There are of course varying levels of such agnostics ranging from cynical to noble but they all at least recognize that we must deal responsibly with the realities we face in life. “Responsibly” is something of a subterfuge for a realization of which few such agnostics contemplate the potential implications. What is the meaning and philosophical significance of that intangible but valuable satisfaction that is achieved when we relate to others along the lines of the golden rule? Those who have lived by this rule know that life is more satisfying, more complete, and, yes, more meaningful. C’mon now: why not admit it: one is happier!

Once again, the hard crust of reason and narrow self-interest, indeed egotism, which like prison walls, begin to crumble as our heart and mind expands to include others. The law of the jungle, while presumably the fate of lions and tigers and bears, is something most of us do our best to avoid! And even in the jungles of concentration camps or in times of war, famine, or catastrophe, there were and are those who reach out to help others. To them is bestowed nobility, strength, wisdom, contentment and inner satisfaction that the bitter and selfish will never fathom.

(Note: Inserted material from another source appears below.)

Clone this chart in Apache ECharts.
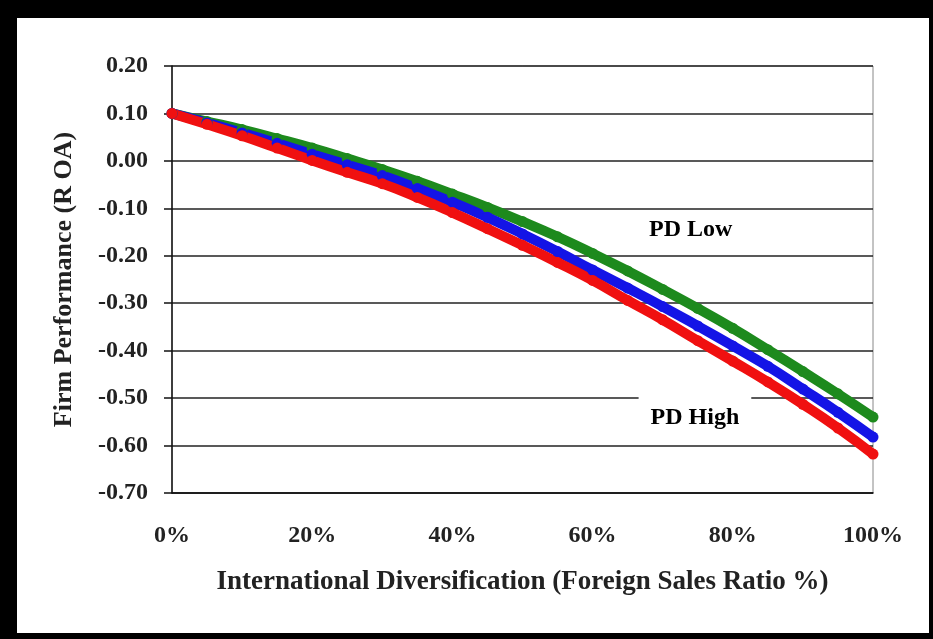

While reason can endorse this enlargement of sympathies and self-identity, it is first and foremost a matter of the heart. Only in the crucible of testing is the metal of our character forged. Some are born with this enlargement; others earn it in their current life.

And what about the phenomenon in human experience we call the “conscience?” More survival tactics, I suppose? Based on lack of conscience, one will steal and enrich himself; based on the whispers of conscience, another will turn away from the temptation. Which, I ask you, is the more successful survivalist? The former may outlive, out-propagate, and out-prosper his more scrupulous friend. But will he be happier?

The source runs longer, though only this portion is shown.